_WORK TO COMPLETE:_ Pictures in the data below are not part of the copy; transcribe everything else exactly.

Dataset entries

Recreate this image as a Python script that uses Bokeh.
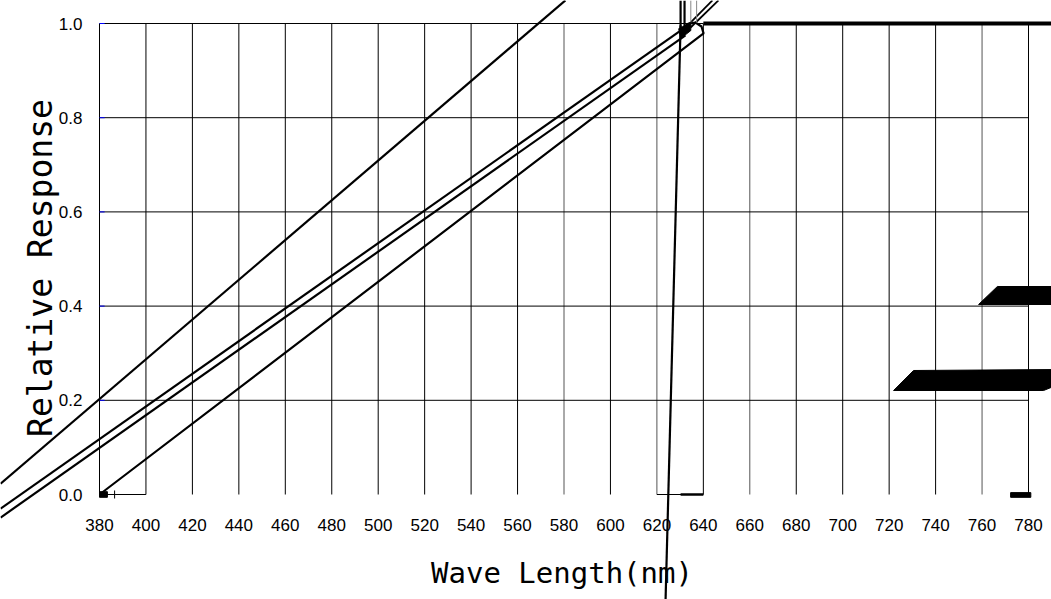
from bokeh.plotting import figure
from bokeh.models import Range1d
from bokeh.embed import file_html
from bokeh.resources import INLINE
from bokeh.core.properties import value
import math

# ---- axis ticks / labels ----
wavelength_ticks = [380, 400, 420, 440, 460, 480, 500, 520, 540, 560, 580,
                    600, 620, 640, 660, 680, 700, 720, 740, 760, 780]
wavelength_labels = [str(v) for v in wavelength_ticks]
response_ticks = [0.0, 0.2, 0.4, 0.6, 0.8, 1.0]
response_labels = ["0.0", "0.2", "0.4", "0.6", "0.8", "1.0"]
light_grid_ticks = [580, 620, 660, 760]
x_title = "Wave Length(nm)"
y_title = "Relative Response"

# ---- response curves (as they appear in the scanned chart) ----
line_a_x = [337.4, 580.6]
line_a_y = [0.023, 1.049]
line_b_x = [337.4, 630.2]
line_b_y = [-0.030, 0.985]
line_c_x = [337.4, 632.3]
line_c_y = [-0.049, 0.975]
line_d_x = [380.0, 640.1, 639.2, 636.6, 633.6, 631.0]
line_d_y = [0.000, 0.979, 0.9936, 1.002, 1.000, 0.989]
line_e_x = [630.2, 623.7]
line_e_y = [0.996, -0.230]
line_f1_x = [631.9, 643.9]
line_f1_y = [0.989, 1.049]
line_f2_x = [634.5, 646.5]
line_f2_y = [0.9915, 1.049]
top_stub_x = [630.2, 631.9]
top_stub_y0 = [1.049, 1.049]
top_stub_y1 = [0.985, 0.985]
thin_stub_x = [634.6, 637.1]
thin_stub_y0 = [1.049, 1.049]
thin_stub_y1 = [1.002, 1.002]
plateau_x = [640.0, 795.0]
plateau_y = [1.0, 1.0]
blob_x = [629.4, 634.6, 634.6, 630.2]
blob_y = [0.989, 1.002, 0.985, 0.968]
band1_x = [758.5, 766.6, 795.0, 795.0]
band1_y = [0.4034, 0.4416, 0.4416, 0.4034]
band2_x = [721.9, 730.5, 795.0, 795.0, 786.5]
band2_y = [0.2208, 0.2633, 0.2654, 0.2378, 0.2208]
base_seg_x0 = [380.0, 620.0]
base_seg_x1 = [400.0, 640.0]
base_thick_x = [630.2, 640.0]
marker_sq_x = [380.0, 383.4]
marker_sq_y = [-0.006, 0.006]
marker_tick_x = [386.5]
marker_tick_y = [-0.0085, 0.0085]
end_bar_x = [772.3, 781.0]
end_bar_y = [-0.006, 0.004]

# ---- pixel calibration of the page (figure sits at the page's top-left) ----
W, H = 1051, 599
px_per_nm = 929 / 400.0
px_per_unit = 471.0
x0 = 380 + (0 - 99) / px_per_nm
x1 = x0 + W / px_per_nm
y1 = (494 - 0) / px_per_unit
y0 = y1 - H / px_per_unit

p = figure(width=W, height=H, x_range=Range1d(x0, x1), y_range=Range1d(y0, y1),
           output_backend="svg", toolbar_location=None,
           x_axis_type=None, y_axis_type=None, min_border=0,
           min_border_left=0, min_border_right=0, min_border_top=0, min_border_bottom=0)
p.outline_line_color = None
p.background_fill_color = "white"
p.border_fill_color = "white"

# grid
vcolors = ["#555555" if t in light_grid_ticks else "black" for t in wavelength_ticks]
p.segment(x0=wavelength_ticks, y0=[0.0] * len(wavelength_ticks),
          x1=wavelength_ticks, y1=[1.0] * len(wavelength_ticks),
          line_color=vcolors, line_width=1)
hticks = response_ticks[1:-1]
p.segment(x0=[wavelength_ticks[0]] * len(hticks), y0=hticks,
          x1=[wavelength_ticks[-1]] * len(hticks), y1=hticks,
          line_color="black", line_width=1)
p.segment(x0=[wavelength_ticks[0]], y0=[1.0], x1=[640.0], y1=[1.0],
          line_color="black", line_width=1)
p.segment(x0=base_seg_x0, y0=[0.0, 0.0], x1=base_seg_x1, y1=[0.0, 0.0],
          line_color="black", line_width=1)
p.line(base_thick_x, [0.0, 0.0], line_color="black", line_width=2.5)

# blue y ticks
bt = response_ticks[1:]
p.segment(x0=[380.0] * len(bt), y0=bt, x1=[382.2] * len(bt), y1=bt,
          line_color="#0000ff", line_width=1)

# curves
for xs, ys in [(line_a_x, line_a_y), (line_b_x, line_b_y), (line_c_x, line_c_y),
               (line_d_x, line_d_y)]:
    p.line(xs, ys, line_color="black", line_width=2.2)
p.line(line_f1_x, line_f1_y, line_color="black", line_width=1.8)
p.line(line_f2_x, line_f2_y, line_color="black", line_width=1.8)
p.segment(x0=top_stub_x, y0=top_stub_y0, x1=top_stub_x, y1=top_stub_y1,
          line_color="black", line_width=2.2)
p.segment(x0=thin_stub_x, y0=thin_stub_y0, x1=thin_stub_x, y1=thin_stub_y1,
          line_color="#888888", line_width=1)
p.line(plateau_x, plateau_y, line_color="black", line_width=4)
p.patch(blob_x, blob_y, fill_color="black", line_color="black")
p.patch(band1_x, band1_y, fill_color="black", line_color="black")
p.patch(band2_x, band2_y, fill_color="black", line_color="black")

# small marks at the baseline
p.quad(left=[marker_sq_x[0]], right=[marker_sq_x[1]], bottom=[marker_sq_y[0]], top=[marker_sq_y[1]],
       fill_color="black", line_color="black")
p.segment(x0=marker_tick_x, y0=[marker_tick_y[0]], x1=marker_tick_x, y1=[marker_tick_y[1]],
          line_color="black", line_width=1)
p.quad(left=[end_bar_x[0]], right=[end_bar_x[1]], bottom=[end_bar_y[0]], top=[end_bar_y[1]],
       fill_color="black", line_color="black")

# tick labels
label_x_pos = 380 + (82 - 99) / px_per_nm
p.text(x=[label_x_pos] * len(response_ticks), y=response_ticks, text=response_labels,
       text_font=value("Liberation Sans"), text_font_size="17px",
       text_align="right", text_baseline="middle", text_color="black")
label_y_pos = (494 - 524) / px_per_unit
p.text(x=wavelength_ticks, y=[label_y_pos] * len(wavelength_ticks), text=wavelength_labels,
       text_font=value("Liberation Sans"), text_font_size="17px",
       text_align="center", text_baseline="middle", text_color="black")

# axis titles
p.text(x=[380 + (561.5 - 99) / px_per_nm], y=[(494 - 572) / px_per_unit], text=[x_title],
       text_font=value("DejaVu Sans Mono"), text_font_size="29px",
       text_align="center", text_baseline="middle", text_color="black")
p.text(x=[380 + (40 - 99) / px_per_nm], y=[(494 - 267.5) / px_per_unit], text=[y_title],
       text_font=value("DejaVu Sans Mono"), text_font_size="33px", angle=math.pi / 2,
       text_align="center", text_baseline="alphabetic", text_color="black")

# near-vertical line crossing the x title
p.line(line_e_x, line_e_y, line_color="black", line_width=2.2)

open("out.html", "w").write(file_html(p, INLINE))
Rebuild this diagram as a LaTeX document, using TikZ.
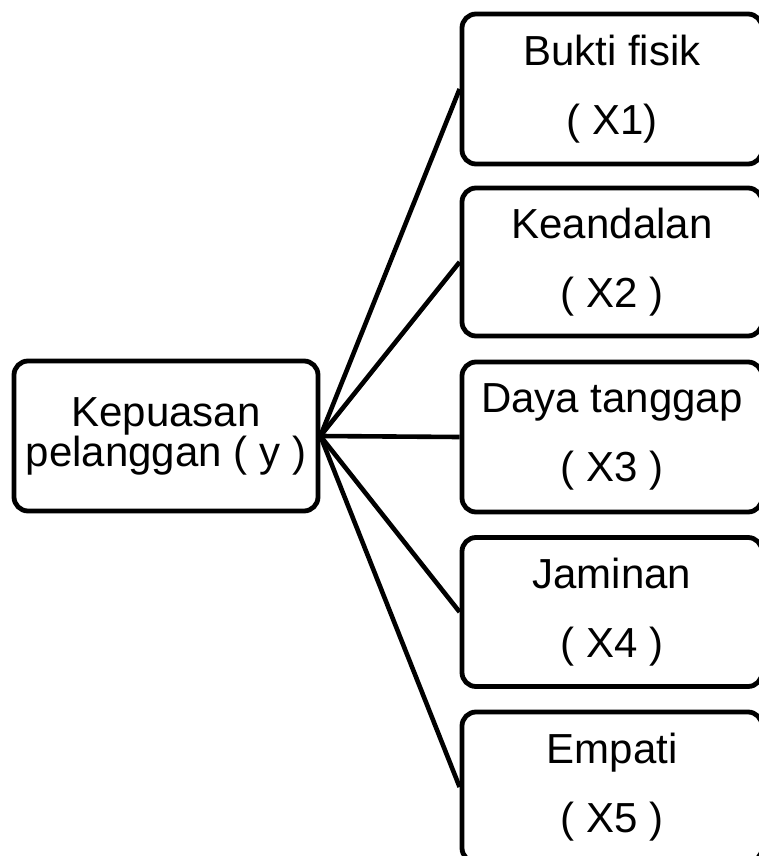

_SOLUTION TO THIS PROBLEM:_
Recreate this image as a Python script that uses Bokeh.
from bokeh.plotting import figure
from bokeh.models import Range1d
from bokeh.embed import file_html
from bokeh.resources import INLINE
from bokeh.core.properties import value
import math

# ---- axis ticks / labels ----
wavelength_ticks = [380, 400, 420, 440, 460, 480, 500, 520, 540, 560, 580,
                    600, 620, 640, 660, 680, 700, 720, 740, 760, 780]
wavelength_labels = [str(v) for v in wavelength_ticks]
response_ticks = [0.0, 0.2, 0.4, 0.6, 0.8, 1.0]
response_labels = ["0.0", "0.2", "0.4", "0.6", "0.8", "1.0"]
light_grid_ticks = [580, 620, 660, 760]
x_title = "Wave Length(nm)"
y_title = "Relative Response"

# ---- response curves (as they appear in the scanned chart) ----
line_a_x = [337.4, 580.6]
line_a_y = [0.023, 1.049]
line_b_x = [337.4, 630.2]
line_b_y = [-0.030, 0.985]
line_c_x = [337.4, 632.3]
line_c_y = [-0.049, 0.975]
line_d_x = [380.0, 640.1, 639.2, 636.6, 633.6, 631.0]
line_d_y = [0.000, 0.979, 0.9936, 1.002, 1.000, 0.989]
line_e_x = [630.2, 623.7]
line_e_y = [0.996, -0.230]
line_f1_x = [631.9, 643.9]
line_f1_y = [0.989, 1.049]
line_f2_x = [634.5, 646.5]
line_f2_y = [0.9915, 1.049]
top_stub_x = [630.2, 631.9]
top_stub_y0 = [1.049, 1.049]
top_stub_y1 = [0.985, 0.985]
thin_stub_x = [634.6, 637.1]
thin_stub_y0 = [1.049, 1.049]
thin_stub_y1 = [1.002, 1.002]
plateau_x = [640.0, 795.0]
plateau_y = [1.0, 1.0]
blob_x = [629.4, 634.6, 634.6, 630.2]
blob_y = [0.989, 1.002, 0.985, 0.968]
band1_x = [758.5, 766.6, 795.0, 795.0]
band1_y = [0.4034, 0.4416, 0.4416, 0.4034]
band2_x = [721.9, 730.5, 795.0, 795.0, 786.5]
band2_y = [0.2208, 0.2633, 0.2654, 0.2378, 0.2208]
base_seg_x0 = [380.0, 620.0]
base_seg_x1 = [400.0, 640.0]
base_thick_x = [630.2, 640.0]
marker_sq_x = [380.0, 383.4]
marker_sq_y = [-0.006, 0.006]
marker_tick_x = [386.5]
marker_tick_y = [-0.0085, 0.0085]
end_bar_x = [772.3, 781.0]
end_bar_y = [-0.006, 0.004]

# ---- pixel calibration of the page (figure sits at the page's top-left) ----
W, H = 1051, 599
px_per_nm = 929 / 400.0
px_per_unit = 471.0
x0 = 380 + (0 - 99) / px_per_nm
x1 = x0 + W / px_per_nm
y1 = (494 - 0) / px_per_unit
y0 = y1 - H / px_per_unit

p = figure(width=W, height=H, x_range=Range1d(x0, x1), y_range=Range1d(y0, y1),
           output_backend="svg", toolbar_location=None,
           x_axis_type=None, y_axis_type=None, min_border=0,
           min_border_left=0, min_border_right=0, min_border_top=0, min_border_bottom=0)
p.outline_line_color = None
p.background_fill_color = "white"
p.border_fill_color = "white"

# grid
vcolors = ["#555555" if t in light_grid_ticks else "black" for t in wavelength_ticks]
p.segment(x0=wavelength_ticks, y0=[0.0] * len(wavelength_ticks),
          x1=wavelength_ticks, y1=[1.0] * len(wavelength_ticks),
          line_color=vcolors, line_width=1)
hticks = response_ticks[1:-1]
p.segment(x0=[wavelength_ticks[0]] * len(hticks), y0=hticks,
          x1=[wavelength_ticks[-1]] * len(hticks), y1=hticks,
          line_color="black", line_width=1)
p.segment(x0=[wavelength_ticks[0]], y0=[1.0], x1=[640.0], y1=[1.0],
          line_color="black", line_width=1)
p.segment(x0=base_seg_x0, y0=[0.0, 0.0], x1=base_seg_x1, y1=[0.0, 0.0],
          line_color="black", line_width=1)
p.line(base_thick_x, [0.0, 0.0], line_color="black", line_width=2.5)

# blue y ticks
bt = response_ticks[1:]
p.segment(x0=[380.0] * len(bt), y0=bt, x1=[382.2] * len(bt), y1=bt,
          line_color="#0000ff", line_width=1)

# curves
for xs, ys in [(line_a_x, line_a_y), (line_b_x, line_b_y), (line_c_x, line_c_y),
               (line_d_x, line_d_y)]:
    p.line(xs, ys, line_color="black", line_width=2.2)
p.line(line_f1_x, line_f1_y, line_color="black", line_width=1.8)
p.line(line_f2_x, line_f2_y, line_color="black", line_width=1.8)
p.segment(x0=top_stub_x, y0=top_stub_y0, x1=top_stub_x, y1=top_stub_y1,
          line_color="black", line_width=2.2)
p.segment(x0=thin_stub_x, y0=thin_stub_y0, x1=thin_stub_x, y1=thin_stub_y1,
          line_color="#888888", line_width=1)
p.line(plateau_x, plateau_y, line_color="black", line_width=4)
p.patch(blob_x, blob_y, fill_color="black", line_color="black")
p.patch(band1_x, band1_y, fill_color="black", line_color="black")
p.patch(band2_x, band2_y, fill_color="black", line_color="black")

# small marks at the baseline
p.quad(left=[marker_sq_x[0]], right=[marker_sq_x[1]], bottom=[marker_sq_y[0]], top=[marker_sq_y[1]],
       fill_color="black", line_color="black")
p.segment(x0=marker_tick_x, y0=[marker_tick_y[0]], x1=marker_tick_x, y1=[marker_tick_y[1]],
          line_color="black", line_width=1)
p.quad(left=[end_bar_x[0]], right=[end_bar_x[1]], bottom=[end_bar_y[0]], top=[end_bar_y[1]],
       fill_color="black", line_color="black")

# tick labels
label_x_pos = 380 + (82 - 99) / px_per_nm
p.text(x=[label_x_pos] * len(response_ticks), y=response_ticks, text=response_labels,
       text_font=value("Liberation Sans"), text_font_size="17px",
       text_align="right", text_baseline="middle", text_color="black")
label_y_pos = (494 - 524) / px_per_unit
p.text(x=wavelength_ticks, y=[label_y_pos] * len(wavelength_ticks), text=wavelength_labels,
       text_font=value("Liberation Sans"), text_font_size="17px",
       text_align="center", text_baseline="middle", text_color="black")

# axis titles
p.text(x=[380 + (561.5 - 99) / px_per_nm], y=[(494 - 572) / px_per_unit], text=[x_title],
       text_font=value("DejaVu Sans Mono"), text_font_size="29px",
       text_align="center", text_baseline="middle", text_color="black")
p.text(x=[380 + (40 - 99) / px_per_nm], y=[(494 - 267.5) / px_per_unit], text=[y_title],
       text_font=value("DejaVu Sans Mono"), text_font_size="33px", angle=math.pi / 2,
       text_align="center", text_baseline="alphabetic", text_color="black")

# near-vertical line crossing the x title
p.line(line_e_x, line_e_y, line_color="black", line_width=2.2)

open("out.html", "w").write(file_html(p, INLINE))
Rebuild this diagram as a LaTeX document, using TikZ.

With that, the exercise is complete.